━━━━━ Recorded information
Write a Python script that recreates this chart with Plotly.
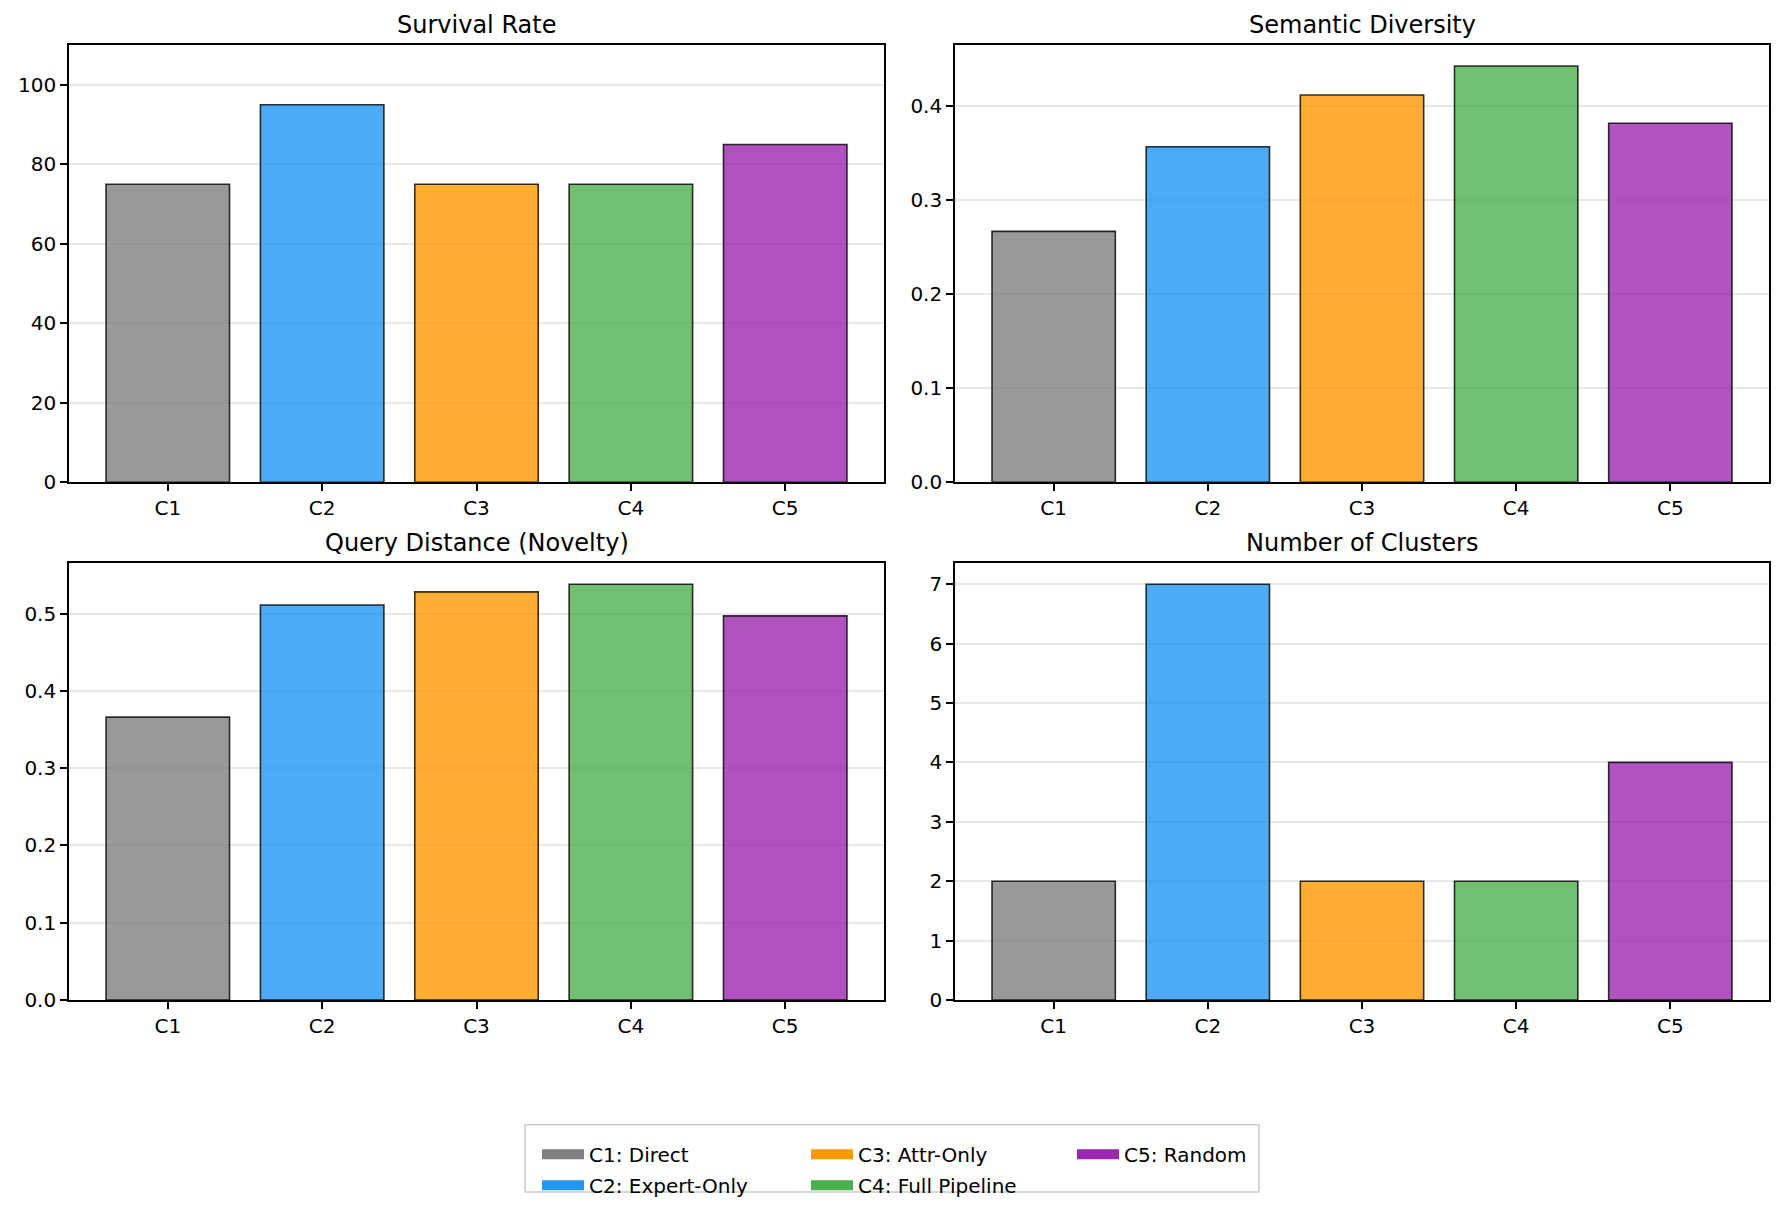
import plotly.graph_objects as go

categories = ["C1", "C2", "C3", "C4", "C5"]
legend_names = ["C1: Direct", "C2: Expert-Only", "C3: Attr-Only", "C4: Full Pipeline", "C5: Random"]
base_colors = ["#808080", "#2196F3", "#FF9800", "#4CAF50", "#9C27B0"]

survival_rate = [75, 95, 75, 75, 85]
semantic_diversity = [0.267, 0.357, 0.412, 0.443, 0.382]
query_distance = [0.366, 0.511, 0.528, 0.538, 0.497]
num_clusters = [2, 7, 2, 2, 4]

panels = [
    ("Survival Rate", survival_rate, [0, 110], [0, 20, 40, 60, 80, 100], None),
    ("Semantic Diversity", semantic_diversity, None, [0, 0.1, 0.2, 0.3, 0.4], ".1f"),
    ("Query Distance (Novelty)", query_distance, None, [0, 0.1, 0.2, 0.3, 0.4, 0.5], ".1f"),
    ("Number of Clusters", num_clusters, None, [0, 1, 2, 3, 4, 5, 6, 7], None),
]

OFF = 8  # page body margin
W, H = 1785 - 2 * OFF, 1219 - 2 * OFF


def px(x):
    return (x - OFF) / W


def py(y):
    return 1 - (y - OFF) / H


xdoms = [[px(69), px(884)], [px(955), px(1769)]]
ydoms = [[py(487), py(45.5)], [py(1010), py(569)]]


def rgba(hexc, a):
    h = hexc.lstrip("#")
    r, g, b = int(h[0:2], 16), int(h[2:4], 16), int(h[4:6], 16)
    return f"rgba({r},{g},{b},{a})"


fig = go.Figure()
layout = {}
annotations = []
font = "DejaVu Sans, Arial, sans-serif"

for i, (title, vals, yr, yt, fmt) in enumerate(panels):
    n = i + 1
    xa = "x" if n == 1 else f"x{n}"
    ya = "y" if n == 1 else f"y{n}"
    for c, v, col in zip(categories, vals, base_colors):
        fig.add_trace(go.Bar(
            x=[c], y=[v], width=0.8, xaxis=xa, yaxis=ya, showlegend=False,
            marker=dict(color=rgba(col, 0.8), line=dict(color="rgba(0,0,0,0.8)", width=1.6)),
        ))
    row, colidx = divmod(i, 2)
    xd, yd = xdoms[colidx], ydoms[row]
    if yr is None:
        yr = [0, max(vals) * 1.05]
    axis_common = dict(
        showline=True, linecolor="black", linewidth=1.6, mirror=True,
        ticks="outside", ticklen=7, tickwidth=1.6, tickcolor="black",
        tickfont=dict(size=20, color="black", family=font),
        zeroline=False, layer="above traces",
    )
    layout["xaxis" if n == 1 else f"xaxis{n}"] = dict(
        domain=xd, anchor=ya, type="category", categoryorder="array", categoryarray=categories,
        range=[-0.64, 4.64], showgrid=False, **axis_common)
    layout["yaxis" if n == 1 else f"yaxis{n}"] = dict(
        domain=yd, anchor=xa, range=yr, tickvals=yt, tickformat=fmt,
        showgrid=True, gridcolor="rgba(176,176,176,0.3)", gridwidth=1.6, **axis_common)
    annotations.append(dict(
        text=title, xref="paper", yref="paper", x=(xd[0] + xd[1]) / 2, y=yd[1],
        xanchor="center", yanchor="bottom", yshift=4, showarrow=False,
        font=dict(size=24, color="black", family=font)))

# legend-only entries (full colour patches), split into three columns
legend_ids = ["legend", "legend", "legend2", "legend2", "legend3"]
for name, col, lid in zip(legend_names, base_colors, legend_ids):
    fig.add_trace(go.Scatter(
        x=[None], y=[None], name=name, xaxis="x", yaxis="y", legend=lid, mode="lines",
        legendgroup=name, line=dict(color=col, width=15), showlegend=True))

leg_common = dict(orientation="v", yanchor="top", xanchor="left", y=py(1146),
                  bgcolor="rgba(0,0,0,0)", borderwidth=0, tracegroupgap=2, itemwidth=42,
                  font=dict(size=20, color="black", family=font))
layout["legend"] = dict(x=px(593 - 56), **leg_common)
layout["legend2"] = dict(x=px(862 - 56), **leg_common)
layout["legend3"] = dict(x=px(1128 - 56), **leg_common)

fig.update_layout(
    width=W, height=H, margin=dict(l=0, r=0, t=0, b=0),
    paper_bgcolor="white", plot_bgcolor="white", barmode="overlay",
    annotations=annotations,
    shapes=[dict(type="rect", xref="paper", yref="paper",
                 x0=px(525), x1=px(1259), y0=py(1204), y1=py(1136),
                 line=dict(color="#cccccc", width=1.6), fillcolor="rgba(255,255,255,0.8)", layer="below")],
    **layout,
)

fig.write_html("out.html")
━━━━━━━━━━
**The problem**
Repeat the listing above up to and including the line with "num_clusters = [2, 7, 2, 2, 4]", starting from its first line. Drop any pictures.

**Output for this exercise**
Write a Python script that recreates this chart with Plotly.
import plotly.graph_objects as go

categories = ["C1", "C2", "C3", "C4", "C5"]
legend_names = ["C1: Direct", "C2: Expert-Only", "C3: Attr-Only", "C4: Full Pipeline", "C5: Random"]
base_colors = ["#808080", "#2196F3", "#FF9800", "#4CAF50", "#9C27B0"]

survival_rate = [75, 95, 75, 75, 85]
semantic_diversity = [0.267, 0.357, 0.412, 0.443, 0.382]
query_distance = [0.366, 0.511, 0.528, 0.538, 0.497]
num_clusters = [2, 7, 2, 2, 4]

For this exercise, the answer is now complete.